Depuis quelques années, la France tente d’affronter son passé et de reconnaître certaines périodes sombres de son histoire, à travers la mise en place d’une journée de commémoration de l’esclavage ou encore la reconnaissance officielle du rôle de l’Etat français dans la déportation des Français de confession juive durant la Seconde Guerre mondiale. Cependant, depuis l’élection de N. Sarkozy, la question de la mémoire est tronquée par le thème de la repentance « Nous n’avons pas à nous excuser des fautes de nos pères », rejetant par ce biais, toute possibilité de débat.
« Il y a deux France, à mes yeux, celle d’aujourd’hui et la France colonisatrice, il faut bien faire la différence entre les deux. Le mot repentance vient des anciens tortionnaires comme le général Massu ou Aussaresses. Le problème provient en parti de la question de certaines archives auxquelles ont ne peut encore accéder.

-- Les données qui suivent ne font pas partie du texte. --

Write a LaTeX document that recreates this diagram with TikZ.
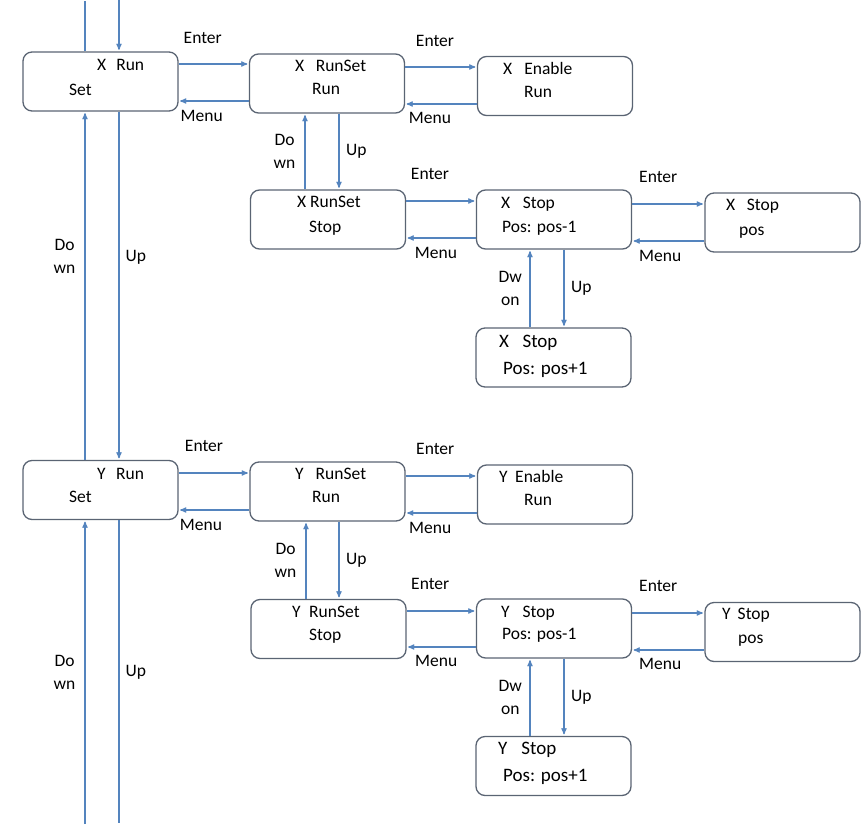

Les deux Etats ont peur de restituer toutes leurs archives même si beaucoup ont été ouvertes. Il y a eu de nombreuses infiltrations des deux côtés, peut être haut placées, en Algérie et en France. Il reste encore des personnes rescapées et vivantes aujourd’hui qui risquent des choses.
On ne leur a jamais demandé de se repentir. Cependant, le fait que l’Allemagne ait demandé pardon à la France pour ce qu’elle a commis sur son territoire doit être également valable pour la France vis-à-vis de ses anciennes colonies ».
Que souhaitez-vous transmettre aux descendants des Algériens, nés Français et qui vivent en France, au regard de ce passé parfois conflictuel ?
« Quand je suis arrivé en France, j’assimilais tous les Français aux Pieds-noirs. Mais en fréquentant certains Français, j’ai découvert un autre état d’esprit. Le racisme était entretenu par la presse française pendant la guerre. Être de nationalité française, c’est un droit que les descendants d’Algériens ont obtenu par le sang de leurs ancêtres qui sont morts pour la France ».